La siguiente y última vez que vi a Albert fue un día que fui al Templo de Los Angeles, mientras esperaba que empezara una de las sesiones. El entró en el cuarto donde yo estaba, y nos abrazamos como viejos amigos del ejército y, más importante aún, como amigos eternos. Me habló brevemente del éxito de la misión; aunque no le había sido fácil, experimentaba un sentido de orgullo y gozo por haber servido con honor en la obra misional. Y aunque había pensado que ya era demasiado tarde para él, se había dado cuenta de que no era así.
El mensaje que tenemos para nuestros jóvenes es muy claro: Si tenéis el deseo de regresar y capacitaros para la obra del Señor, ¡nunca es tarde para hacerlo! El Señor está lleno de misericordia y bondad. Es cierto que cuando se han cometido pecados graves, hay algunas deudas grandes que pagar: el doloroso momento de reconocer que habéis pecado, la confesión, la restitución, la paciencia y el firme compromiso de dedicar vuestra vida a servir. Por supuesto, sería mejor no entrar nunca en acciones que pueden llevarnos a la oscuridad espiritual. “Yo, el Señor, no puedo considerar el pecado con el más mínimo grado de tolerancia. No obstante, el que se arrepienta y cumpla los mandamientos del Señor será perdonado.” (D. y C. 1:31-32.) Pero Él os ama, a pesar de vuestros pecados.

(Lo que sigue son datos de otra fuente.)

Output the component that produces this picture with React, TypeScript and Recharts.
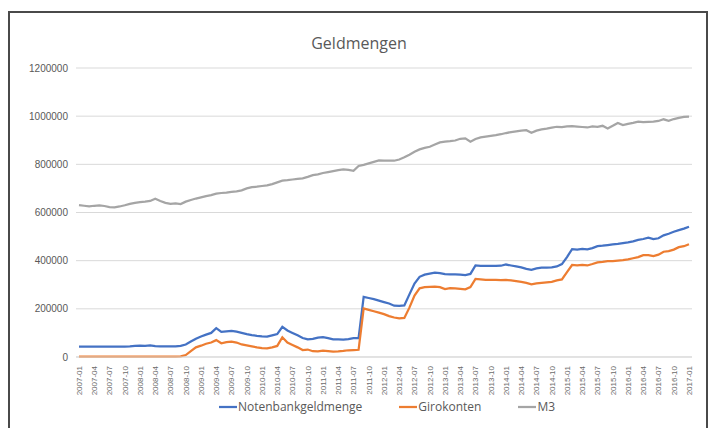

Jóvenes, os necesitamos para servir al Señor. Quizás sea difícil, y sufriréis mucho si habéis cometido pecados graves de los que tengáis que arrepentiros; pero jamás lamentaréis el haber sido misioneros. Los momentos de gozo que tendréis al ayudar a otra persona a darse cuenta de que ha pecado y que necesita tener fe en el Señor, arrepentirse de sus pecados y bautizarse, compensarán plenamente los sufrimientos y el pesar que hayáis pasado; y las bendiciones que les llevaréis se prolongarán en la eternidad, y también llenarán de gozo vuestra vida en forma incesante, porque las consecuencias de vuestras acciones buenas tendrán un curso eterno.
Por lo tanto, arrepentíos y volved para servir. El Señor os ama, y la Iglesia os necesita. Despojaos del falso orgullo y pedidle una entrevista al obispo o al presidente de rama a fin de empezar ahora vuestro proceso de arrepentimiento. Vuestra recompensa será la paz en esta vida y la vida eterna en el más allá (D. y C. 59:23). Tengo la certeza de que hay muchos de vosotros que, por haber pecado, por tener un sentimiento de culpabilidad y por no comprender la disposición que tiene el Señor a perdonar al pecador arrepentido, habéis perdido toda esperanza y no pensáis salir en una misión. Este es mi mensaje para vosotros, con todo mi corazón: ¡Nunca es tarde! ■
* John Stuart Mili (1806-1873): Filósofo y economista inglés.